Significance and Claims
The paper claims that the observed $d^*(2380)$ pole emerges from a virtual state to a bound state specifically through the EFT re-organization proposed. The significance lies in demonstrating that a single contact EFT framework, when organized around the finite-range hadronic scale ($m_V$) rather than the pion scale, can naturally accommodate the deep binding of the $d^*(2380)$.

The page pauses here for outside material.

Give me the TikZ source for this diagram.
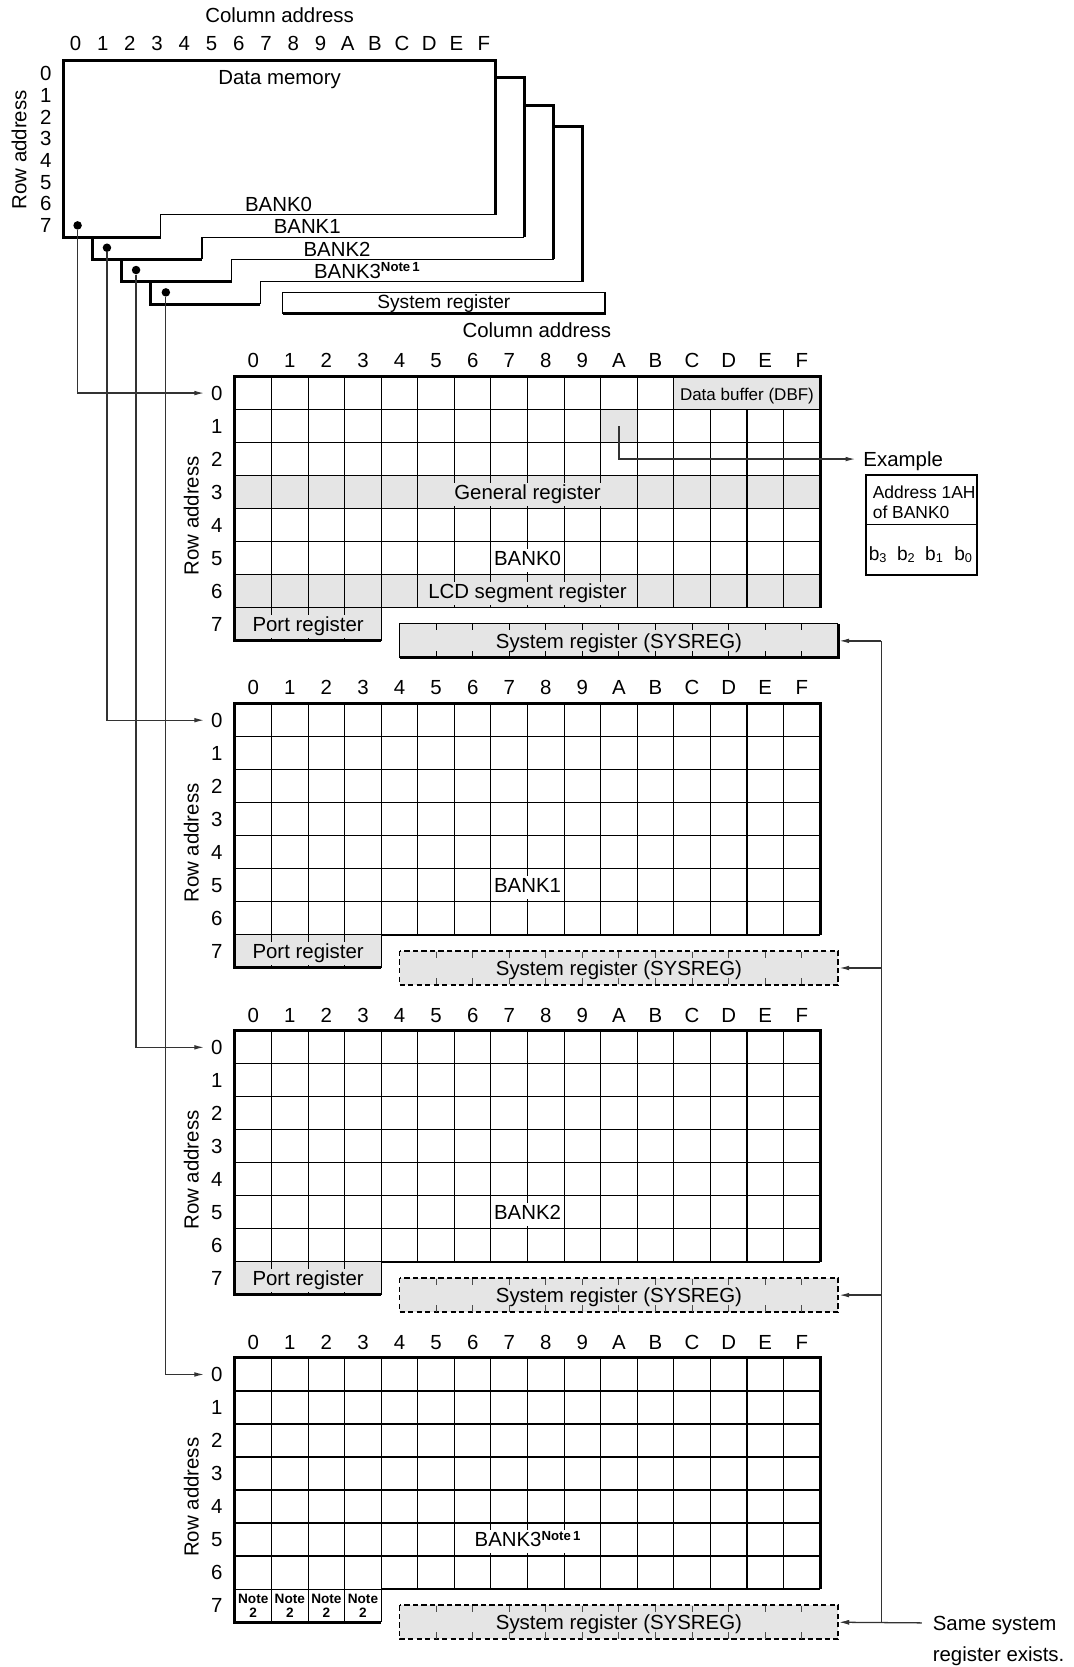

The authors emphasize that this is not a conventional one-boson-exchange (OBE) model where heavy mesons are iterated as dynamical potentials. Instead, the heavy mesons serve to saturate the leading contact interaction at the matching scale. The framework is presented as systematically improvable, with higher-order effects (finite-range operators, explicit pion exchange, $\Delta$ width) expected to be of the natural size of the residual discrepancies. The work provides a controlled theoretical explanation for the existence of the deeply bound $d^*(2380)$ without invoking exotic configurations beyond the $\Delta\Delta$ molecular picture, provided the expansion is re-organized correctly.